An uncredited, Anthony Hopkins plays Hunt’s controller Swanbeck, which is okay. The role is little more than a cameo. One part of me likes the idea of Hunt receiving from a controller, almost like an ‘M’ character. After all it makes sense that Hunt should receive detailed mission briefings from a superior. But another part of me longs for the hokey disks or tapes (or whatever) than Jim Phelps used to receive – as voiced by Bob Johnson. There’s a hint of this in the sunglasses that Hunt receives at the beginning, but it is voiced by Hopkins.

At the time of the films release, much was made out of the fact that the film was directed by John Woo. Woo’s reputation as a master of stylized action scenes was intended to inject a new harder style into the Mission: Impossible series, but for me I found many of the action scenes contrived. The scenes I felt that were fantastic were the more introspective scenes, where Woo used slow motion to great effect. The flamenco scene when Hunt first sees Nyah is a show stopper, and the scenes at the end, as Nyah wanders aimlessly around Sydney are first rate. These contrast greatly with the cold sterile motorbike action scenes.

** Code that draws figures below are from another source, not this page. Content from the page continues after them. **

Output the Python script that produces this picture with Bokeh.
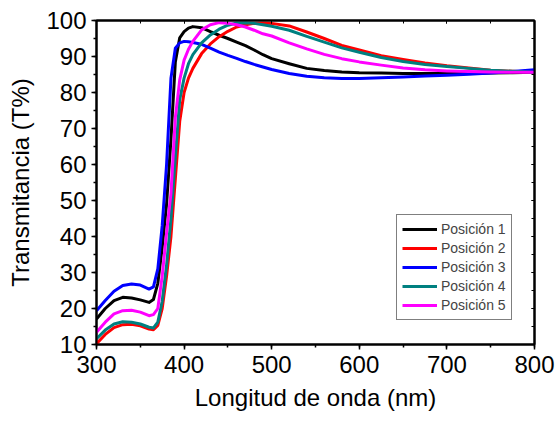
from bokeh.plotting import figure
from bokeh.models import Range1d, LinearAxis, Legend, LegendItem, SingleIntervalTicker
from bokeh.embed import file_html
from bokeh.resources import INLINE

wavelength = [300, 310, 320, 330, 340, 350, 360, 365, 370, 375, 380, 385, 390, 395,
              400, 405, 410, 420, 430, 440, 450, 460, 470, 480, 490, 500, 520, 540,
              560, 580, 600, 625, 650, 675, 700, 725, 750, 775, 800]

pos1 = [17.1, 20.0, 22.2, 23.1, 22.9, 22.4, 21.7, 22.5, 27.0, 37.0, 49.0, 67.0, 88.5, 95.2,
        96.9, 97.9, 98.3, 98.0, 96.9, 95.9, 95.0, 94.0, 93.0, 91.8, 90.5, 89.4, 88.0, 86.7,
        86.1, 85.7, 85.5, 85.4, 85.3, 85.3, 85.3, 85.3, 85.4, 85.5, 85.6]
pos2 = [10.2, 12.8, 14.7, 15.5, 15.6, 15.2, 14.3, 14.1, 15.3, 20.0, 29.0, 40.0, 56.0, 72.0,
        80.0, 84.0, 86.7, 90.8, 93.5, 95.5, 97.0, 98.2, 98.8, 99.2, 99.3, 99.2, 98.5, 96.8,
        95.0, 93.1, 91.8, 90.2, 89.2, 88.2, 87.4, 86.8, 86.2, 85.9, 85.6]
pos3 = [19.4, 22.2, 24.8, 26.4, 26.8, 26.5, 25.4, 26.0, 31.0, 43.0, 60.0, 84.0, 92.3, 93.8,
        94.2, 94.1, 93.9, 93.4, 92.3, 91.2, 90.3, 89.5, 88.6, 87.8, 87.1, 86.4, 85.3, 84.5,
        84.1, 83.9, 83.9, 84.1, 84.3, 84.6, 84.8, 85.1, 85.4, 85.8, 86.3]
pos4 = [11.6, 14.0, 15.7, 16.3, 16.2, 15.7, 14.8, 14.6, 16.2, 22.0, 32.0, 45.0, 62.0, 78.0,
        84.0, 88.0, 90.5, 93.8, 96.0, 97.6, 98.7, 99.3, 99.4, 99.2, 98.8, 98.4, 97.3, 95.6,
        94.0, 92.4, 91.2, 89.7, 88.6, 87.8, 87.2, 86.7, 86.2, 85.9, 85.6]
pos5 = [13.4, 16.2, 18.5, 19.4, 19.5, 19.0, 18.0, 18.3, 20.0, 29.0, 41.0, 52.0, 73.0, 83.5,
        89.0, 92.0, 94.2, 97.4, 98.8, 99.4, 99.2, 98.8, 98.2, 97.3, 96.3, 95.7, 93.8, 92.1,
        90.6, 89.4, 88.5, 87.6, 86.8, 86.3, 86.0, 85.8, 85.7, 85.6, 85.6]

labels = ["Posición 1", "Posición 2", "Posición 3", "Posición 4", "Posición 5"]
series = [pos1, pos2, pos3, pos4, pos5]
colors = ["#000000", "#FF0000", "#0000FF", "#008080", "#FF00FF"]

FONT = "Liberation Sans"

p = figure(width=556, height=420, x_range=Range1d(300, 800), y_range=Range1d(10, 100),
           output_backend="svg", toolbar_location=None,
           min_border_left=96, min_border_right=22, min_border_top=20, min_border_bottom=76)
p.grid.visible = False
p.outline_line_color = "black"
p.outline_line_width = 2
p.background_fill_color = "white"
p.border_fill_color = "white"

for ax, interval in ((p.xaxis[0], 100), (p.yaxis[0], 10)):
    ax.ticker = SingleIntervalTicker(interval=interval, num_minor_ticks=2)
    ax.axis_line_width = 2
    ax.major_tick_line_width = 1.5
    ax.minor_tick_line_width = 1.5
    ax.major_tick_out = 5
    ax.major_tick_in = 0
    ax.minor_tick_out = 3
    ax.minor_tick_in = 0
    ax.major_label_text_font = FONT
    ax.major_label_text_font_size = "24px"
    ax.major_label_text_color = "black"
    ax.axis_label_text_font = FONT
    ax.axis_label_text_font_size = "24px"
    ax.axis_label_text_font_style = "normal"
    ax.axis_label_text_color = "black"

p.xaxis.axis_label = "Longitud de onda (nm)"
p.yaxis.axis_label = "Transmitancia (T%)"
p.xaxis.major_label_standoff = 6
p.xaxis.axis_label_standoff = 8
p.yaxis.major_label_standoff = 5
p.yaxis.axis_label_standoff = 9

for place, interval in (("above", 100), ("right", 10)):
    ax = LinearAxis(ticker=SingleIntervalTicker(interval=interval, num_minor_ticks=2),
                    axis_line_width=2, major_tick_in=3, major_tick_out=0,
                    minor_tick_in=3, minor_tick_out=0, major_tick_line_width=1,
                    minor_tick_line_width=1, major_label_text_font_size="0px",
                    major_label_text_alpha=0, major_label_standoff=0)
    p.add_layout(ax, place)

items = []
for lab, ys, c in zip(labels, series, colors):
    r = p.line(wavelength, ys, line_color=c, line_width=3, line_join="round")
    items.append(LegendItem(label=lab, renderers=[r]))

legend = Legend(items=items, location=(300, 24), label_text_font=FONT,
                label_text_font_size="14px", glyph_width=35, glyph_height=18,
                label_height=18, spacing=1, padding=5, label_standoff=4,
                border_line_color="black", border_line_width=1.5, margin=0,
                background_fill_alpha=1)
p.add_layout(legend)

open("out.html", "w").write(file_html(p, INLINE))
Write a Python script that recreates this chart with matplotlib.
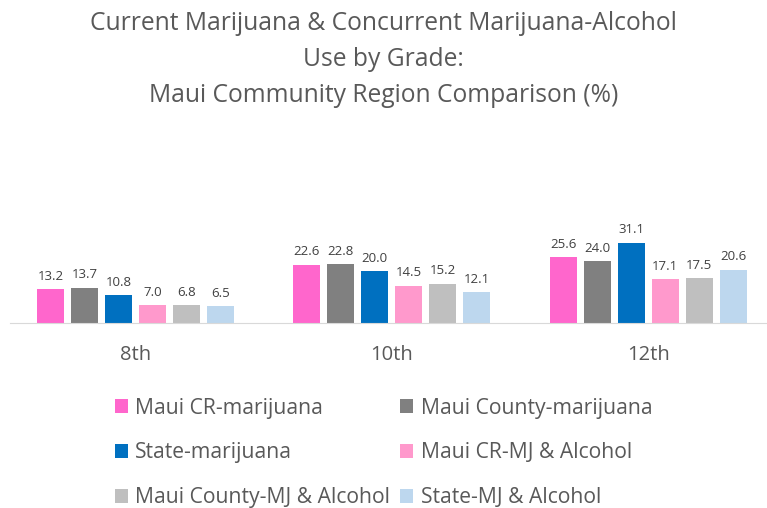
import matplotlib.pyplot as plt
import numpy as np

grades = ["8th", "10th", "12th"]
series_names = ["Maui CR-marijuana", "Maui County-marijuana", "State-marijuana",
                "Maui CR-MJ & Alcohol", "Maui County-MJ & Alcohol", "State-MJ & Alcohol"]
maui_cr_mj = [13.2, 22.6, 25.6]
maui_county_mj = [13.7, 22.8, 24.0]
state_mj = [10.8, 20.0, 31.1]
maui_cr_mj_alc = [7.0, 14.5, 17.1]
maui_county_mj_alc = [6.8, 15.2, 17.5]
state_mj_alc = [6.5, 12.1, 20.6]

values = [maui_cr_mj, maui_county_mj, state_mj, maui_cr_mj_alc, maui_county_mj_alc, state_mj_alc]
colors = ["#FF66CC", "#808080", "#0070C0", "#FF99CC", "#BFBFBF", "#BDD7EE"]
txt = "#595959"

plt.rcParams['font.family'] = ['Open Sans', 'DejaVu Sans']

fig = plt.figure(figsize=(7.67, 5.08), dpi=100)
ax = fig.add_axes([0.0096, 0.364, 1.0025, 0.255])

x = np.arange(len(grades))
step = 0.1327
width = 0.105
bars = []
for i, (vals, c) in enumerate(zip(values, colors)):
    b = ax.bar(x + (i - 2.5) * step, vals, width, color=c, label=series_names[i])
    bars.append(b)
    for xi, v in zip(x + (i - 2.5) * step, vals):
        ax.text(xi, v + 2.4, f"{v:.1f}", ha="center", va="bottom", fontsize=9.5, color="#404040")

ax.set_xlim(-0.5, 2.5)
ax.set_ylim(0, 50)
ax.set_yticks([])
ax.set_xticks(x)
ax.set_xticklabels(grades, fontsize=14.5, color=txt)
ax.tick_params(axis="x", length=0, pad=16)
for s in ["top", "right", "left"]:
    ax.spines[s].set_visible(False)
ax.spines["bottom"].set_color("#D9D9D9")
ax.spines["bottom"].set_bounds(-0.49, 2.47)

fig.text(0.5, 0.978, "Current Marijuana & Concurrent Marijuana-Alcohol\nUse by Grade:\nMaui Community Region Comparison (%)",
         ha="center", va="top", fontsize=17.7, color=txt, linespacing=1.57)

order = [0, 2, 4, 1, 3, 5]
handles = [bars[i] for i in order]
labels = [series_names[i] for i in order]
fig.legend(handles, labels, ncol=2, loc="lower left", bbox_to_anchor=(0.125, -0.038),
           frameon=False, fontsize=15.2, labelcolor=txt, handlelength=0.6, handleheight=0.6,
           handletextpad=0.35, columnspacing=0.5, labelspacing=1.13)

fig.savefig("out.png", dpi=100)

Mission: Impossible II, like all the films in the series (to date), was released with an enormous saturation advertising campaign, which to me has two effects. The first is that it puts bums on seats, which is great for the movies companies who are looking to make coin. The second effect, if a film is over hyped and doesn’t deliver to the levels that the saturation campaign claims, then viewers walk out of the cinema cheated, feeling that they haven’t got their money’s worth. I believe M:1 2 is like that. The film was so hyped, that upon release it couldn’t live up to the expectations and I believe that many people walked out of the cinema believing that the film was crap. It’s not. It’s quite a good little espionage tale, and now, all these years later, it is much easier to sit back, relax and enjoy the movie for what it is.